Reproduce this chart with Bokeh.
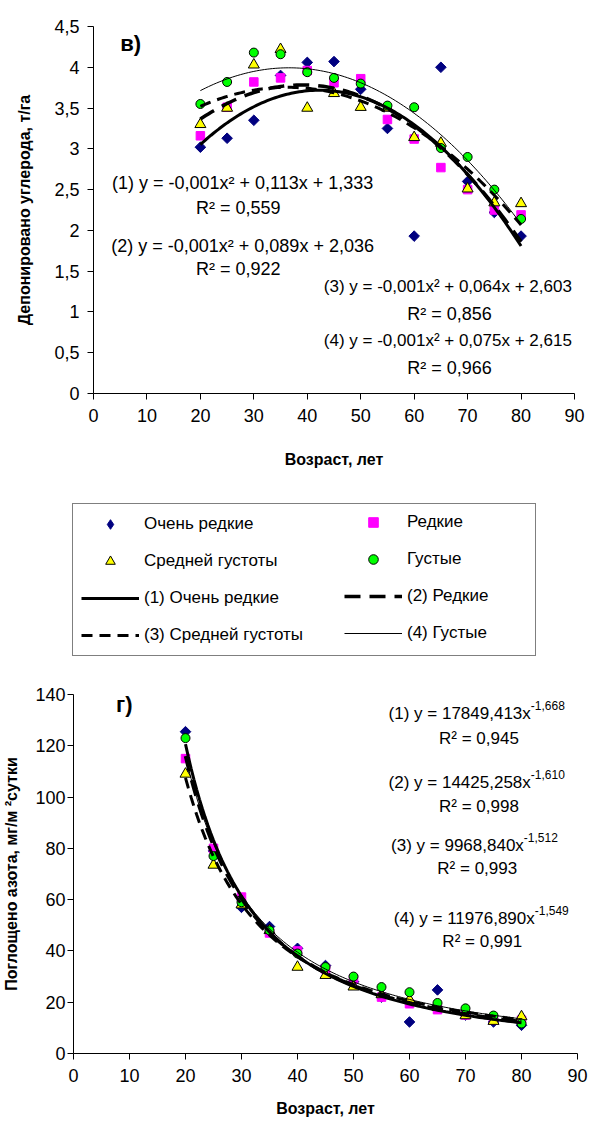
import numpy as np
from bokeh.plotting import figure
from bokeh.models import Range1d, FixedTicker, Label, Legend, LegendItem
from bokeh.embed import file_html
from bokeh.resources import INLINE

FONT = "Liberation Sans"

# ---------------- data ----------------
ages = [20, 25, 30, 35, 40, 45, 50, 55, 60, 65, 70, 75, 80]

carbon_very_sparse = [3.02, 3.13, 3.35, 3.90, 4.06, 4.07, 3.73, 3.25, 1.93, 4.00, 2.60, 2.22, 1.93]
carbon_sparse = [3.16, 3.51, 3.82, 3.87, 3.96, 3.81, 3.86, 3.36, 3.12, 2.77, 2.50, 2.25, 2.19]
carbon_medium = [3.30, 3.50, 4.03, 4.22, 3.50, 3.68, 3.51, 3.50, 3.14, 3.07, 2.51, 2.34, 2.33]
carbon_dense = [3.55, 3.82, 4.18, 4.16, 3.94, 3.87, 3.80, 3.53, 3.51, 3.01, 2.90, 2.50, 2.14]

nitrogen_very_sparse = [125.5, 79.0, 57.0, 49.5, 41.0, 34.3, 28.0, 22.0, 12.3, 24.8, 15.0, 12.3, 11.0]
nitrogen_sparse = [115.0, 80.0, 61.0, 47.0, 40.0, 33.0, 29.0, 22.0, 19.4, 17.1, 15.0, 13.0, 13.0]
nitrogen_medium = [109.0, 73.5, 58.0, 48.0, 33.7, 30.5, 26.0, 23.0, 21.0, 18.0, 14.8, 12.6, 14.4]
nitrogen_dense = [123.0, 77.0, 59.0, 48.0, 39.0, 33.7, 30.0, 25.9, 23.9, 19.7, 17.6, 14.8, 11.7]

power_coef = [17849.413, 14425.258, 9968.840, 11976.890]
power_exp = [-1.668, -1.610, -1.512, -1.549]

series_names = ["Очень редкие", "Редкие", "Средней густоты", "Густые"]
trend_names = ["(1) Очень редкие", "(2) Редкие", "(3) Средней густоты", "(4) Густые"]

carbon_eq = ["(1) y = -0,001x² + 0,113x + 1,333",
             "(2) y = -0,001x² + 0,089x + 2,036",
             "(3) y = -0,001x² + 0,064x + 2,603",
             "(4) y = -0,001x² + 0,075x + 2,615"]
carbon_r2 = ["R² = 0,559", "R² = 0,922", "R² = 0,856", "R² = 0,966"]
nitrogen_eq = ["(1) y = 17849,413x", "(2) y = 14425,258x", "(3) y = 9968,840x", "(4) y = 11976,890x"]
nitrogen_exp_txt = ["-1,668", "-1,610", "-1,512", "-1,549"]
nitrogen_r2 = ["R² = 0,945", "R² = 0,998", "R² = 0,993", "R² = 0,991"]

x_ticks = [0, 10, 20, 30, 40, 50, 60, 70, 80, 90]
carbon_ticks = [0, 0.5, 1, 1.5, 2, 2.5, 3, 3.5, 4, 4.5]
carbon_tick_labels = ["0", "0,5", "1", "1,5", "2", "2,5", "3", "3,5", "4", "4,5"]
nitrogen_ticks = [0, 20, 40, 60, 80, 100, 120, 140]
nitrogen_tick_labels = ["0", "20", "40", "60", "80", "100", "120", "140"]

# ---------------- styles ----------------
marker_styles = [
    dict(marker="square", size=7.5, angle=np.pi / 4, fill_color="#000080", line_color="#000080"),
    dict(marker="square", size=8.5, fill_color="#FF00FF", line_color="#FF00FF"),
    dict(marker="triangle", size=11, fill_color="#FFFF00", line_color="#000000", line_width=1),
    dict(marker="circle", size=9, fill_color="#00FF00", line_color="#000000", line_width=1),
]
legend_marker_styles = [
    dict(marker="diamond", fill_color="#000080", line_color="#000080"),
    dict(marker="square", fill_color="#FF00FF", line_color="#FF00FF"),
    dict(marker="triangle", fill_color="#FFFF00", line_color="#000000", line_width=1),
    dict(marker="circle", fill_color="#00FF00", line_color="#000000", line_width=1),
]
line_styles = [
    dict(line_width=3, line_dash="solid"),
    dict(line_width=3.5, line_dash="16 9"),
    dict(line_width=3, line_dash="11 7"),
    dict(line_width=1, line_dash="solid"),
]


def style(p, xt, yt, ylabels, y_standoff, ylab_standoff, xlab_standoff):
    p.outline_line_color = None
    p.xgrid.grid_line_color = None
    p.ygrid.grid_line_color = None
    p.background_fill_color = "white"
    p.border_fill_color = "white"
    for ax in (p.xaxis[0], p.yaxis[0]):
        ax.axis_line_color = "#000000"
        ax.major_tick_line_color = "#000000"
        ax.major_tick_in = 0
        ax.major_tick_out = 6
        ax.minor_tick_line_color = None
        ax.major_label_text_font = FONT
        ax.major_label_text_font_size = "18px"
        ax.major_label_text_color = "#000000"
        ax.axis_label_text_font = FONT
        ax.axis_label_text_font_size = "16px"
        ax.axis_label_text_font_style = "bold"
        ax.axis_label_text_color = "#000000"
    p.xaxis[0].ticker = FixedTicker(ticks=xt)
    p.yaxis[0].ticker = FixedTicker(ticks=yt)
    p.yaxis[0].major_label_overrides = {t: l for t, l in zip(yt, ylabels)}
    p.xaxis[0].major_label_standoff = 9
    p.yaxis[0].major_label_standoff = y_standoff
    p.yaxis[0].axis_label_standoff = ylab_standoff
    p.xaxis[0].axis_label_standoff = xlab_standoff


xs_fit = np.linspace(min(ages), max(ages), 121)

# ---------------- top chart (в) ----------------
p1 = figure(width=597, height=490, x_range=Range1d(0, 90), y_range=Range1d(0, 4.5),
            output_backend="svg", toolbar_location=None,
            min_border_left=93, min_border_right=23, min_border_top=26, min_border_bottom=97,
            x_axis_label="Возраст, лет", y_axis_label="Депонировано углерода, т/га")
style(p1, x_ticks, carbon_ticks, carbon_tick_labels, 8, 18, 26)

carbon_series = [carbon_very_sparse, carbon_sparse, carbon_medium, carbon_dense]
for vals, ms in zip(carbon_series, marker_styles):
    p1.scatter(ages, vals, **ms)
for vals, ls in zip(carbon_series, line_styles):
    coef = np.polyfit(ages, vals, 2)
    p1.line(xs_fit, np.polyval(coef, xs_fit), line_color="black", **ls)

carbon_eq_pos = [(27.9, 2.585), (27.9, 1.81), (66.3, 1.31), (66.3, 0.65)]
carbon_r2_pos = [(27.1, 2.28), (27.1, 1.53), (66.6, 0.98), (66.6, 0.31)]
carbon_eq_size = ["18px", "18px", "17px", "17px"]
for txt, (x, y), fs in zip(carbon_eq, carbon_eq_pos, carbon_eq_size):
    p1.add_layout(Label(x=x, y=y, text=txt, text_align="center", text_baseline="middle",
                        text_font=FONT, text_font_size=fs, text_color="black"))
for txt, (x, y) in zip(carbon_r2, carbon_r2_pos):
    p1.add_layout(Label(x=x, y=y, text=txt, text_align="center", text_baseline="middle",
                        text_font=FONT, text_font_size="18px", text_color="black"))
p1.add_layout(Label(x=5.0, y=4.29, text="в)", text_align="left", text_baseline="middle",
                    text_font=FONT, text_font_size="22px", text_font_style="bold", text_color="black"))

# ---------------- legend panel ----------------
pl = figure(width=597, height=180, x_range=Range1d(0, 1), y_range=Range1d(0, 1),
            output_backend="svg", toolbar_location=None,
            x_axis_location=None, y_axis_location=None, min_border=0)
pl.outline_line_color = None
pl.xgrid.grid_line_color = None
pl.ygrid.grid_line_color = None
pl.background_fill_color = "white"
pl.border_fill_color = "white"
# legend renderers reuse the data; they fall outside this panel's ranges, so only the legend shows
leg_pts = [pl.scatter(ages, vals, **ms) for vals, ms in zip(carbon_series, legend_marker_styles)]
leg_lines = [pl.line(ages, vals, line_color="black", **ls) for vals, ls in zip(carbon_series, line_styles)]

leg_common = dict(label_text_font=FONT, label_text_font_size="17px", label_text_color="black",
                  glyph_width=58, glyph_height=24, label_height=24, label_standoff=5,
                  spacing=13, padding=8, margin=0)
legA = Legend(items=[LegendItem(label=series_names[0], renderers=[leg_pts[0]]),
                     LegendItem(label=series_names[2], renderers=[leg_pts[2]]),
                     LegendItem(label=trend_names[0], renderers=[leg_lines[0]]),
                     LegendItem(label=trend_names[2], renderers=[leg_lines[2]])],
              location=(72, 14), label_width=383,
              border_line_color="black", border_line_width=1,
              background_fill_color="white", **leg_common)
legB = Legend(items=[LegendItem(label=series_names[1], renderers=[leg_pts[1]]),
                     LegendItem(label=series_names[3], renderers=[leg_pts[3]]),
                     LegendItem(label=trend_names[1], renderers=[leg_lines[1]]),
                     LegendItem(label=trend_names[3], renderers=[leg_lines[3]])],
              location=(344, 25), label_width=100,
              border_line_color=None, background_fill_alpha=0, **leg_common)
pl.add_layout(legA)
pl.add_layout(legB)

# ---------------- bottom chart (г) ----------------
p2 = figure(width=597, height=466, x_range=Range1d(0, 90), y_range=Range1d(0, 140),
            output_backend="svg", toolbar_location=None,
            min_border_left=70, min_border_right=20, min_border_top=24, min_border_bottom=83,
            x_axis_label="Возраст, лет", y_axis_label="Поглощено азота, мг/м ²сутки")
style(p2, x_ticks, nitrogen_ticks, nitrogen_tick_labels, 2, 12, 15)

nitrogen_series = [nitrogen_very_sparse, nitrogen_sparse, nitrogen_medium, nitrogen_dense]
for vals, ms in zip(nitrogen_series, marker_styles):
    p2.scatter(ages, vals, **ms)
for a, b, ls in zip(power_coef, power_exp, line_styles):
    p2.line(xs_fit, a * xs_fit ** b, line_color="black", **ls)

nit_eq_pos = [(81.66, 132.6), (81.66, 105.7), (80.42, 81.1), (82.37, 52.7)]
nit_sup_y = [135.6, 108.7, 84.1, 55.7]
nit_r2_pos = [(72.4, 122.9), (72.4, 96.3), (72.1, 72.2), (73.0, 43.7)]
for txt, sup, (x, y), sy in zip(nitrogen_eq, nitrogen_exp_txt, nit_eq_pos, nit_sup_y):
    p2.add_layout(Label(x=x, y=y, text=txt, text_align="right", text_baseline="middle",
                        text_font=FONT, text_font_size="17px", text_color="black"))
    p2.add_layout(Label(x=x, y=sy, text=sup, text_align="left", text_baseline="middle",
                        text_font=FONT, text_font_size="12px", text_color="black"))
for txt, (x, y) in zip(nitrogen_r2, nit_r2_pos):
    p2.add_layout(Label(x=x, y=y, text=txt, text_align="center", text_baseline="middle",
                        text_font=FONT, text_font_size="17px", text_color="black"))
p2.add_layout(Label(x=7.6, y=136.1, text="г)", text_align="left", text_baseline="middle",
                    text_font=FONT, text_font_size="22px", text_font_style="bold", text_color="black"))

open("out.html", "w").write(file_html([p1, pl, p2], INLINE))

* * *

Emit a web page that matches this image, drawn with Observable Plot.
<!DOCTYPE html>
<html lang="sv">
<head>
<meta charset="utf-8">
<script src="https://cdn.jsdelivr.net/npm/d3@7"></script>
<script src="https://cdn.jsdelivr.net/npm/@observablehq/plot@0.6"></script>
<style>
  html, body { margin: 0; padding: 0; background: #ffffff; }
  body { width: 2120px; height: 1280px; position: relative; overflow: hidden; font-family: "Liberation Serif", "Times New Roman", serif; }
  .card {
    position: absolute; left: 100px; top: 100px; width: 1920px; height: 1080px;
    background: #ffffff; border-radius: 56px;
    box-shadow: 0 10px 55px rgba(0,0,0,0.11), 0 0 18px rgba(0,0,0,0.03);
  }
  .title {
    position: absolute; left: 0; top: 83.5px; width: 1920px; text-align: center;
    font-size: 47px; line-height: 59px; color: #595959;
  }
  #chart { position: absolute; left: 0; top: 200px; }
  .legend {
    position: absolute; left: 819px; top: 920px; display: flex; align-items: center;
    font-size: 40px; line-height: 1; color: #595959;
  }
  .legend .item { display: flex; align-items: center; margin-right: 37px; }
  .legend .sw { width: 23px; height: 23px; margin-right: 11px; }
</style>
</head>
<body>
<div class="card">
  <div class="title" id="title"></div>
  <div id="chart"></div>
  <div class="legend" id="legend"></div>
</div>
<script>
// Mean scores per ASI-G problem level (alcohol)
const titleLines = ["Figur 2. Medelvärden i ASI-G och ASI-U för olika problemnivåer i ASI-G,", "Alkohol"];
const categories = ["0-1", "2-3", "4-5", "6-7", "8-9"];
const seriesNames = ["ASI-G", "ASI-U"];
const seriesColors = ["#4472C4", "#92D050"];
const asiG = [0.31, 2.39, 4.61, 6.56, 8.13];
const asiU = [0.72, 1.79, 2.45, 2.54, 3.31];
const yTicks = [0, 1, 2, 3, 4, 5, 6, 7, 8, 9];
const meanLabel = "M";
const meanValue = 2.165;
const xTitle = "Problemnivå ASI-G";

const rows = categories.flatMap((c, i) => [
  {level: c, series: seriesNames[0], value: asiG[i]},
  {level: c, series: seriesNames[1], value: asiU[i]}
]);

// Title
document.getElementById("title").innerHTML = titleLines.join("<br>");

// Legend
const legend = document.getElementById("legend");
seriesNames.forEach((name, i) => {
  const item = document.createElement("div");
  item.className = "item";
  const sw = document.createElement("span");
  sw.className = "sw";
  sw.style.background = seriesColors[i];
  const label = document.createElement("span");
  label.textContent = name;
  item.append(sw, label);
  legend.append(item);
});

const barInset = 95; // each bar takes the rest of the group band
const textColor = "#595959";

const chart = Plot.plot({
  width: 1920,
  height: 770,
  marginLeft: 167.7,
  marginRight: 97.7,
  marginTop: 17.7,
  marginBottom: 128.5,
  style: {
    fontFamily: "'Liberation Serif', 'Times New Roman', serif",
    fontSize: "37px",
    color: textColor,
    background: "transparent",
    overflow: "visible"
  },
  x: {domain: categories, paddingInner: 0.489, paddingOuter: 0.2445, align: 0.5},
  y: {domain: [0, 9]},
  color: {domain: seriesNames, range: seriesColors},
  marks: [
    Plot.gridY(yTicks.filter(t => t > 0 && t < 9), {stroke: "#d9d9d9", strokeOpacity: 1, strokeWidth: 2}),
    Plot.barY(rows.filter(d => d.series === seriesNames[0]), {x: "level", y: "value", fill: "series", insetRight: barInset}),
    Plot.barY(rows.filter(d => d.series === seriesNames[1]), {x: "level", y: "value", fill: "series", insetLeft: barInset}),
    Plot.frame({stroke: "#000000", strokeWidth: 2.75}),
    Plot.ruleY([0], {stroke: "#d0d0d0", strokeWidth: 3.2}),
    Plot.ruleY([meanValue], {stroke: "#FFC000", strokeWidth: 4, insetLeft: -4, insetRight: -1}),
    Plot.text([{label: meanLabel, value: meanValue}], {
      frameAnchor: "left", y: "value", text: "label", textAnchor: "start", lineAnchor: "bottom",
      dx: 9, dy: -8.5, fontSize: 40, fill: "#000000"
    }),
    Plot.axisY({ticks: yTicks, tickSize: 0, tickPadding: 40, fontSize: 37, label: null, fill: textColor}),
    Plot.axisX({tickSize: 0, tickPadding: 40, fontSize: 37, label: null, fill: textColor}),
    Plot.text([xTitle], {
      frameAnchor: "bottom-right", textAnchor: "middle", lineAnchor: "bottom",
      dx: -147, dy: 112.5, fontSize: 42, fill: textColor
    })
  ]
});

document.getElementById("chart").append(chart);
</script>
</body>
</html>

* * *

» Job
In the listing above, find the line containing "Reproduce this chart with Bokeh." and the line containing "70, 75, 80]", then output those two lines and everything between them exactly as written, without the images.

» Exercise result
Reproduce this chart with Bokeh.
import numpy as np
from bokeh.plotting import figure
from bokeh.models import Range1d, FixedTicker, Label, Legend, LegendItem
from bokeh.embed import file_html
from bokeh.resources import INLINE

FONT = "Liberation Sans"

# ---------------- data ----------------
ages = [20, 25, 30, 35, 40, 45, 50, 55, 60, 65, 70, 75, 80]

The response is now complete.